Leong Hee Seafood

Special thanks to Leong Hee Seafood for extending this food review invitation.

Kedai Kopi 1997 (1997咖啡店) is a hawker center at Paya Terubong, just across the main road from Te Chang You Tiao Wang (特长油条王). At night, the place is converted to a seafood restaurant called Leong Hee Seafood (龙禧海鲜小馆).
Leong Hee has been operating as a Chinese wedding caterer for 38 years. It is just last year when it finally opened this brick-and-mortar restaurant for the general public. The restaurant's opening allows everyone to sample Leong Hee's signature banquet dishes without having to attend any wedding dinner. Besides serving Chinese banquet delicacies, the restaurant also specializes in seafood.
Leong Hee Seafood spans the width of two shops plus additional space on the side. Some of the larger tables are covered with red tableclothes and food turntables.
Teochew-Style Steamed Grouper (潮州蒸石斑鱼, RM100.00) is cooked in garlic and chili, giving the fish a combination of tangy and spicy flavors. Soft tofu and coriander are also served alongside the lovely grouper.
The claypot of Indian Curry Prawns (印度咖喱虾, RM38.00) is one of the restaurant's signature dishes. Using spices from the Indian subcontinent, the curry is quite spicy by Chinese standards. The 10 large shrimps in the curry are accompanied by eggplants (brinjals) and okra (lady's fingers). I cannot recommend this dish highly enough.
Stewed Taro & Pork Belly (芋头扣肉, RM28.00) is another specialty at Leong Hee Seafood. Cooked in savory sauce, interleaving slices of pork belly and taro present an interesting assimilation of textures. This dish has reduced gravy in order to accentuate its savoriness.

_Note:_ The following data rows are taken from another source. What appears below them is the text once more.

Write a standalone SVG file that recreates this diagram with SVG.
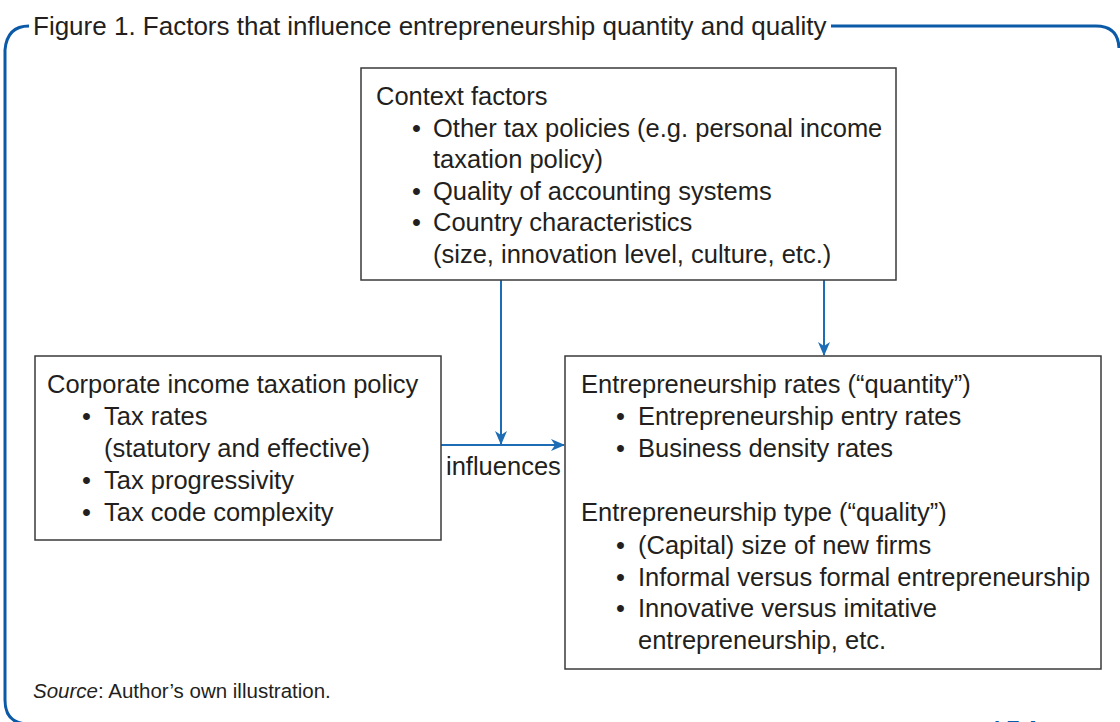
<svg xmlns="http://www.w3.org/2000/svg" width="1120" height="722" viewBox="0 0 1120 722">
<style>
.t{font-family:"Liberation Sans",Arial,sans-serif;font-size:25.5px;fill:#231f20}
.box{fill:#fff;stroke:#3a3a3a;stroke-width:1.5}
.conn{stroke:#1c6db5;stroke-width:2;fill:none}
.frame{stroke:#0b5aa8;stroke-width:3;fill:none}
</style>
<defs>
<marker id="ah" viewBox="0 0 14 12" refX="13" refY="6" markerWidth="14" markerHeight="12" markerUnits="userSpaceOnUse" orient="auto">
<path d="M0,0 L14,6 L0,12 L4,6 Z" fill="#1c6db5"/>
</marker>
</defs>
<rect width="1120" height="722" fill="#fff"/>
<path class="frame" d="M29,26 Q7,26 5,50 L5,700 Q5,724 29,724"/>
<path class="frame" d="M831,26 L1096,26 Q1118,26 1119,48"/>
<text class="t" x="33" y="35" style="font-size:26px">Figure 1. Factors that influence entrepreneurship quantity and quality</text>
<g id="connectors">
<path class="conn" d="M501,280 L501,444" marker-end="url(#ah)"/>
<path class="conn" d="M441,445 L564,445" marker-end="url(#ah)"/>
<path class="conn" d="M824,280 L824,355" marker-end="url(#ah)"/>
<text class="t" x="446" y="475">influences</text>
</g>
<g id="context">
<rect class="box" x="361" y="68" width="535" height="212"/>
<text class="t" x="376" y="105">Context factors</text>
<text class="t" x="412" y="137">•</text><text class="t" x="433" y="137">Other tax policies (e.g. personal income</text>
<text class="t" x="433" y="168">taxation policy)</text>
<text class="t" x="412" y="200">•</text><text class="t" x="433" y="200">Quality of accounting systems</text>
<text class="t" x="412" y="231">•</text><text class="t" x="433" y="231">Country characteristics</text>
<text class="t" x="433" y="263">(size, innovation level, culture, etc.)</text>
</g>
<g id="corporate">
<rect class="box" x="35" y="356" width="406" height="184"/>
<text class="t" x="47" y="393">Corporate income taxation policy</text>
<text class="t" x="82" y="425">•</text><text class="t" x="104" y="425">Tax rates</text>
<text class="t" x="104" y="457">(statutory and effective)</text>
<text class="t" x="82" y="489">•</text><text class="t" x="104" y="489">Tax progressivity</text>
<text class="t" x="82" y="521">•</text><text class="t" x="104" y="521">Tax code complexity</text>
</g>
<g id="entrepreneurship">
<rect class="box" x="565" y="356" width="536" height="313"/>
<text class="t" x="581" y="393">Entrepreneurship rates (“quantity”)</text>
<text class="t" x="616" y="425">•</text><text class="t" x="638" y="425">Entrepreneurship entry rates</text>
<text class="t" x="616" y="457">•</text><text class="t" x="638" y="457">Business density rates</text>
<text class="t" x="581" y="521">Entrepreneurship type (“quality”)</text>
<text class="t" x="616" y="554">•</text><text class="t" x="638" y="554">(Capital) size of new firms</text>
<text class="t" x="616" y="586">•</text><text class="t" x="638" y="586">Informal versus formal entrepreneurship</text>
<text class="t" x="616" y="617">•</text><text class="t" x="638" y="617">Innovative versus imitative</text>
<text class="t" x="638" y="649">entrepreneurship, etc.</text>
</g>
<text class="t" x="33" y="698" style="font-size:20.5px"><tspan font-style="italic">Source</tspan>: Author’s own illustration.</text>
<text x="994" y="736" style="font-family:'Liberation Sans',Arial,sans-serif;font-size:22px;font-weight:bold;fill:#0b5aa8">I Z A</text>
</svg>
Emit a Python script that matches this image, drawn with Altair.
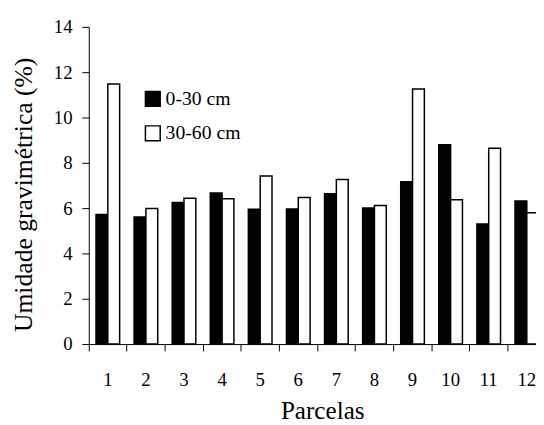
import altair as alt
import pandas as pd

parcelas = [str(i) for i in range(1, 13)]
camada_0_30 = [5.72, 5.61, 6.25, 6.67, 5.95, 5.96, 6.63, 6.01, 7.16, 8.80, 5.30, 6.32]
camada_30_60 = [11.48, 5.98, 6.44, 6.41, 7.42, 6.47, 7.26, 6.12, 11.26, 6.37, 8.64, 5.80]
series = ["0-30 cm", "30-60 cm"]
y_ticks = [0, 2, 4, 6, 8, 10, 12, 14]

rows = []
for p, a, b in zip(parcelas, camada_0_30, camada_30_60):
    rows.append({"Parcela": p, "Camada": series[0], "Umidade": a})
    rows.append({"Parcela": p, "Camada": series[1], "Umidade": b})
df = pd.DataFrame(rows)

FONT = "Liberation Serif"

chart = alt.Chart(df).mark_bar(stroke="black", strokeWidth=1.5).encode(
    x=alt.X(
        "Parcela:N",
        sort=parcelas,
        scale=alt.Scale(range=[0, 464], paddingInner=0, paddingOuter=0),
        axis=alt.Axis(
            title="Parcelas",
            labelAngle=0,
            bandPosition=0,
            tickSize=7,
            labelPadding=35,
            labelBaseline="alphabetic",
            labelFont=FONT,
            labelFontSize=19,
            titleFont=FONT,
            titleFontSize=25.5,
            titleX=237,
            titleY=75.7,
            titleBaseline="alphabetic",
            titleAlign="center",
        ),
    ),
    xOffset=alt.XOffset(
        "Camada:N", sort=series, scale=alt.Scale(paddingOuter=0.611, paddingInner=0)
    ),
    y=alt.Y(
        "Umidade:Q",
        scale=alt.Scale(domain=[0, 14], nice=False),
        axis=alt.Axis(
            values=y_ticks,
            title="Umidade gravimétrica (%)",
            tickSize=7,
            labelPadding=10,
            labelFont=FONT,
            labelFontSize=19,
            titleFont=FONT,
            titleFontSize=26,
            titleX=-58,
            titleY=170,
            titleAngle=270,
            titleBaseline="alphabetic",
            titleAlign="center",
            grid=False,
        ),
    ),
    color=alt.Color(
        "Camada:N",
        sort=series,
        scale=alt.Scale(domain=series, range=["black", "white"]),
        legend=alt.Legend(
            title=None,
            orient="none",
            legendX=55,
            legendY=63,
            padding=0,
            symbolType="square",
            symbolSize=225,
            symbolStrokeColor="black",
            symbolStrokeWidth=1.5,
            labelFont=FONT,
            labelFontSize=20,
            labelOffset=3,
            rowPadding=13,
            labelColor="black",
        ),
    ),
).properties(
    width=454,
    height=322,
    autosize=alt.AutoSizeParams(type="none"),
    padding={"left": 82, "top": 16, "right": 0, "bottom": 79},
).configure(
    font=FONT
).configure_view(
    strokeWidth=0
).configure_axis(
    labelFont=FONT,
    titleFont=FONT,
    labelColor="black",
    titleColor="black",
    domainColor="black",
    tickColor="black",
    titleFontWeight="normal",
    grid=False,
).configure_legend(
    labelFont=FONT
)

chart.save("out.html", embed_options={"renderer": "svg", "actions": False})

Yin Yong Chicken (鸳鸯鸡, RM48.00) combines two cooking styles of chicken: boiled chicken (白斩鸡) and deep-fried chicken (炸鸡). Both versions are pretty good. The boiled chicken has reasonably smooth texture and is served with thick gravy and red chili peppers. Meanwhile, the deep-fried chicken is served in delectable sweet-spicy sauce that takes advantage of the chicken's crispiness.
Salted Egg Mantis Shrimps (咸蛋虾蛄, RM30.00) are coated in savory paste made from the yolks of salted duck eggs. Each piece of mantis shrimp delights my mouth with gratifying crispiness. In terms of taste, I feel that this dish is slightly sweeter than necessary; I personally prefer the yolks to take the centerstage.
The next dish is Braised Golden Tofu In Abalone Sauce (鲍汁黄金豆腐, RM20.00). Flavored by savory gravy, the block of soft tofu is cut into bite-size cubes, and then showered with shrimp crumbs and chopped scallion.
Water Spinach With Chili (马来风光, RM18.00) is popular among locals because this vegetable is relatively inexpensive. The silky leaves are stir-fried in sambal (blended chili), belacan (shrimp paste), garlic and shrimps. I feel that this dish is too spicy for me; perhaps the chef went overboard in adding too much sambal.
Another vegetable dish served today is Stir-Fried Royale Chives With Bean Sprouts (清炒青龙菜豆芽, RM18.00). Royale chives is similar in appearance to garlic chives but is juicier.
Overall, the food at Leong Hee Seafood is quite satisfying. This is especially true for the signature dishes that its banquet menu is renowned for. Granted, the place does not provide customers with the comfort of air-conditioning. But at least the restaurant offers banquet-style food at substantially lower prices.
Name: Leong Hee Seafood (龙禧海鲜小馆)
Address: 1228-F, Jalan Paya Terubong, Desa Permata, 11060 Paya Terubong, Pulau Pinang
Contact: 012-698-5617
Business hours: 5:30pm-10:30pm, closed on Wednesdays
Website: https://www.facebook.com/Leongheeseafood
Coordinates: 5.39393 N, 100.27683 E
Directions: Drive northwards along Jalan Paya Terubong towards Air Itam. After the fire station, turn right at the next traffic lights. At the end of this road, turn left and drive further down. Leong Hee Seafood is located on the left. Street parking is available.